Defesa da democracia
2023 também foi o ano em que a democracia brasileira sofreu um dos maiores ataques da sua história, quando milhares de pessoas invadiram a sede dos poderes Executivo, Legislativo e Judiciário em Brasília, com depredações ao patrimônio público, incluindo bens históricos. Para Cibele, uma das principais ameaças à democracia tem sido a radicalização política.
– É preciso que se compreenda que a polarização é resultado natural do próprio sistema eleitoral na disputa por cargos majoritários, ainda mais quando há segundo turno. O acirramento radical dessa polarização é que tem ameaçado a democracia.
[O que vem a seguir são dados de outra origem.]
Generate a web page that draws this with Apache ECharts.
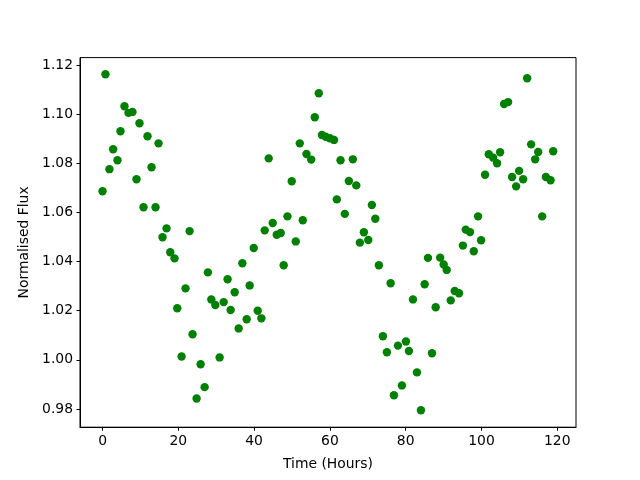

Quadros complementa, afirmando que “nenhum dos lados apresentou qualquer ação de pacificação relevante”.
– Muitos radicais de esquerda e direita continuam operando dentro e fora dos espaços institucionais. Assim, a polarização persiste. As características de certos líderes que temos hoje, a formação de guetos ideológicos nas redes sociais e a espetacularização da política dificultam muito a moderação e a formação de consensos amplos.
Influência nas eleições municipais
Em 2024, o principal assunto político será as disputas eleitorais nos municípios, com o primeiro turno agendado para o dia 6 de outubro. Apesar da maior proximidade que o eleitor tem com os candidatos às prefeituras e Câmaras de Vereadores, a nacionalização dos pleitos deverá ser evidente.
– É parte da cultura política brasileira uma disputa mais intensa nas eleições municipais, afinal, é nas cidades que as pessoas efetivamente vivem. A radicalização, ao que tudo indica, não será diluída nas disputas pelas prefeituras, o que representa um grande desafio de conciliação nacional a ser enfrentado, principalmente, pelos partidos políticos. A continuidade dos atuais governos municipais parece ser uma tendência nas grandes cidades do país, além do engajamento em torno das figuras de Lula e Bolsonaro – avalia Cibele Cheron.
Marcos Quadros também vê a presença dos presidentes na corrida eleitoral, mas avalia que cidades maiores podem sofrer impactos da polarização.
– 2024 tende a ser um ano crucial para governo e oposição. Em cidades maiores há mais abertura para temas amplos, de modo que a dinâmica da polarização nacional pode ter alguma influência. Certamente Lula e Bolsonaro estarão muito presentes na campanha, o que favorece a ideologização e a nacionalização do pleito. Em cidades menores, os fatores comunitários, locais, costumam definir as eleições. O voto é conquistado de porta em porta.
Para ficar de olho
- Marcos Quadros: “Enquanto o governo e a esquerda precisarão conter a queda de popularidade do presidente, concretizar o crescimento econômico e retomar espaços políticos perdidos em importantes cidades nas eleições municipais, a oposição e a direita precisarão definir agendas mínimas para firmar um bloco coerente, além de retomar sua capacidade de mobilização nas ruas e impor-se no nível municipal, como fizeram nas recentes eleições para os conselhos tutelares.”
- Cibele Cheron: “Um ponto crítico está na incerteza quanto à PEC da Anistia, que visa a impunidade dos partidos políticos descumpridores das cotas de candidaturas de pessoas negras e mulheres, impactando a presença destes nos pleitos e, consequentemente, a representatividade nas casas legislativas.”